3 Comments

All that Matters

This being that I talk to; commune with every morning…this Christ – it’s so hard sometimes to get past all the things that are rattling around in my mind, things that are happening in my life; challenges, fears, joys.  I’ve learned to consider it like an update, a “This is what’s going on with me; this is who I am today” and I don’t sweat it.  I just keep at it, and eventually, it’s just us.  Not me and Him, it’s just us.  I don’t have to force it, I just need to let it happen.  Sometimes it’s only 10 minutes, sometimes it’s 30 minutes, but it almost always happens, and when it does…I have peace.  This corporeal body wants to express it with a big bear hug, or walking side by side, or maybe sitting on His lap ( I know – like a 200+ lb, 65-year-old, fat, ugly kid – but I’m not like that when this happens – I’m just, well, I’m just part of us).  I want to just take that being into me, absorbing Him into my very being, becoming as He is – as we all are.  It’s at this time that I can feel His smile in my heart; I can feel His goodness, His perfection, His love; and it’s at this time, for just a bit…every day almost without fail…that I know He’s my friend.  I know it’s all good.  Calling and Election?  Second Comforter?  Third Comforter?  Redemption?  Salvation?  They’re only words.  This – this – is real.  Label it what you want – none of it matters.  All that matters is that there actually is this being who has become love, and in doing so has transcended all the limitations of mortal existence, and who can somehow commune with me while being bombarded by millions of other petitions, of all kinds and flavors, from all states of being, at the same time.  There actually is this being who has magic in His hand – magic to cause the blind to see, to heal the lame and the leper; magic to transform this fearful, jealous heart into a heart filled with joy, and confidence, and peace.  And He knows me.  And we’re friends.  And that’s all that matters.

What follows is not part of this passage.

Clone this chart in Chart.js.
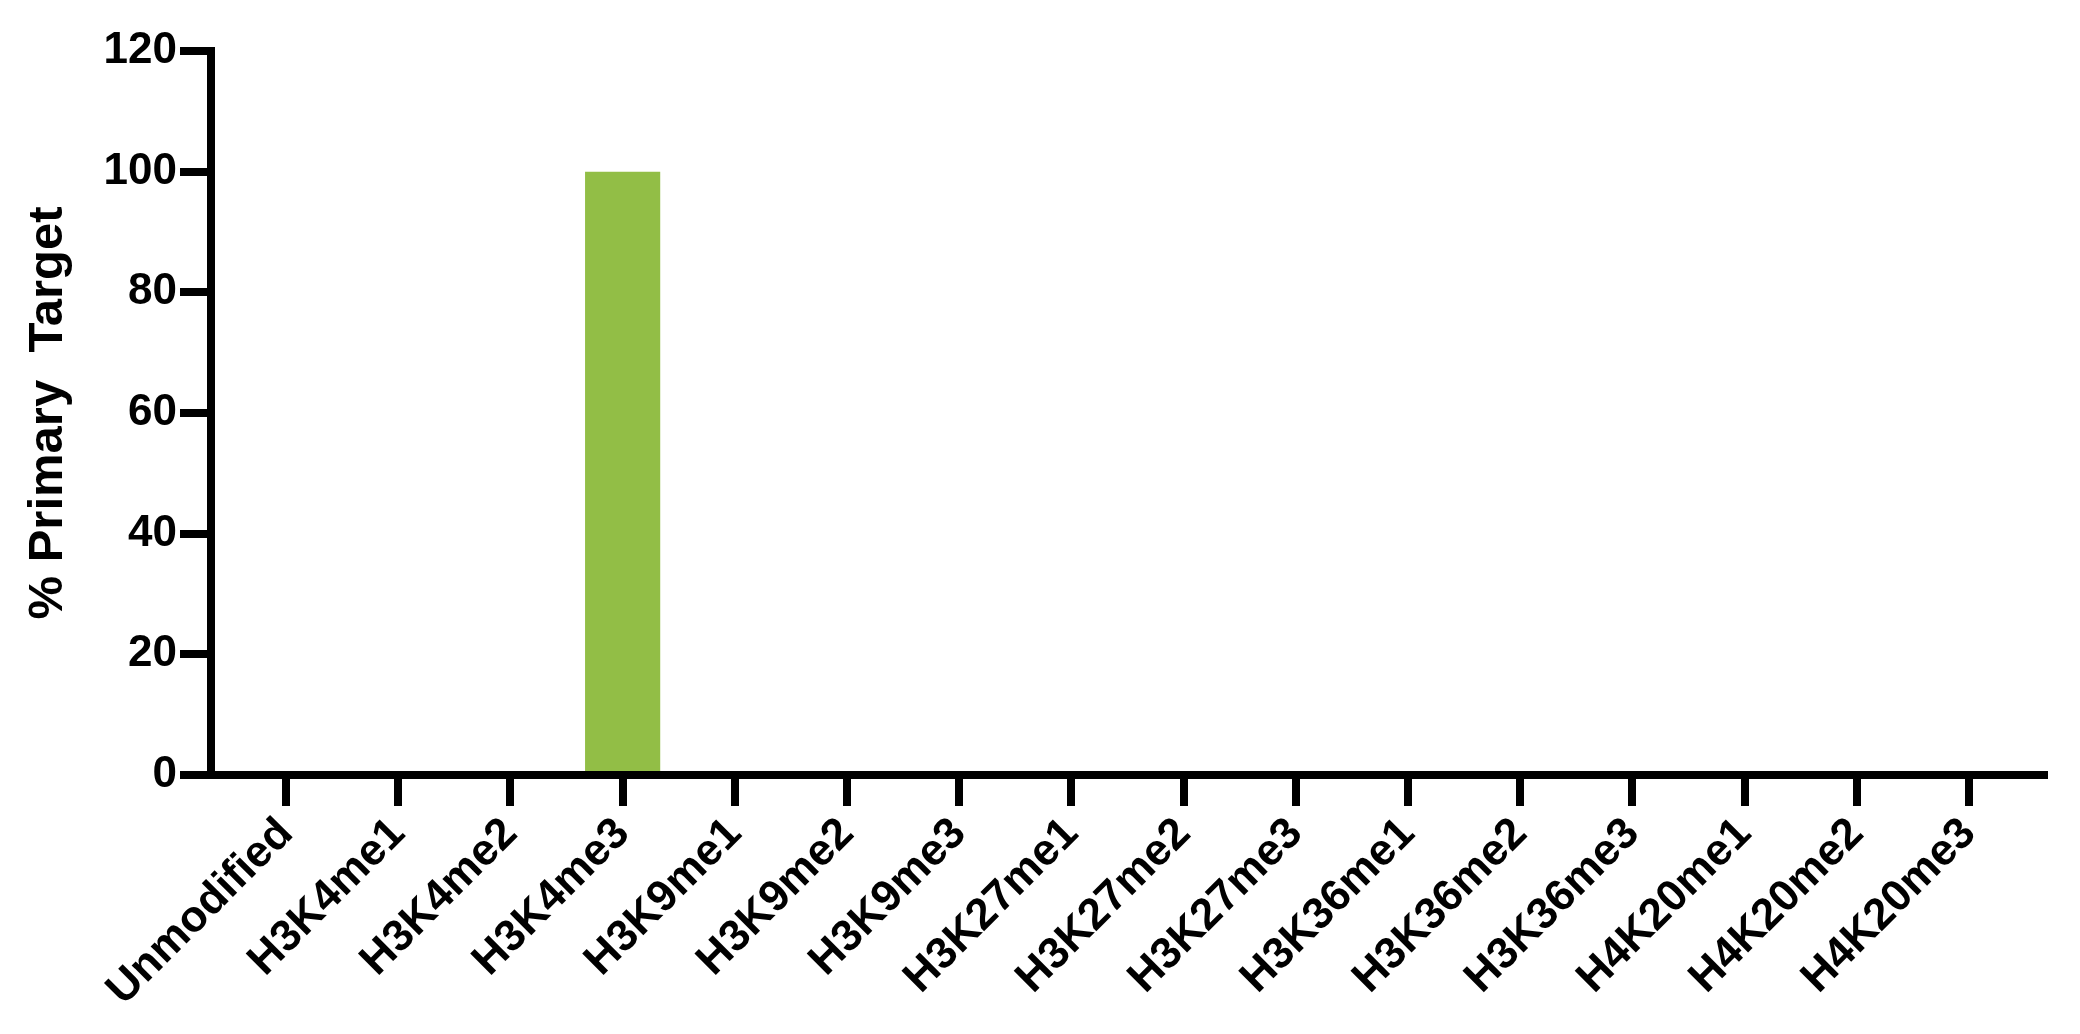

3 comments on “All that Matters

  1. Bravo! I often feel like I’m reading my own thoughts and experiences….the description of the kid on the lap is da little ifferent, but the rest….amazingly similar.
    Thanks for your post.

  2. Oops…**kid on the lap is a little different….

  3. That’s wonderful, Sue. That’s why I write things like this. 2 possibilities – people will recognize it in themselves, and take assurance and comfort, or they will recognize what may be possible for them. Thank you for sharing that.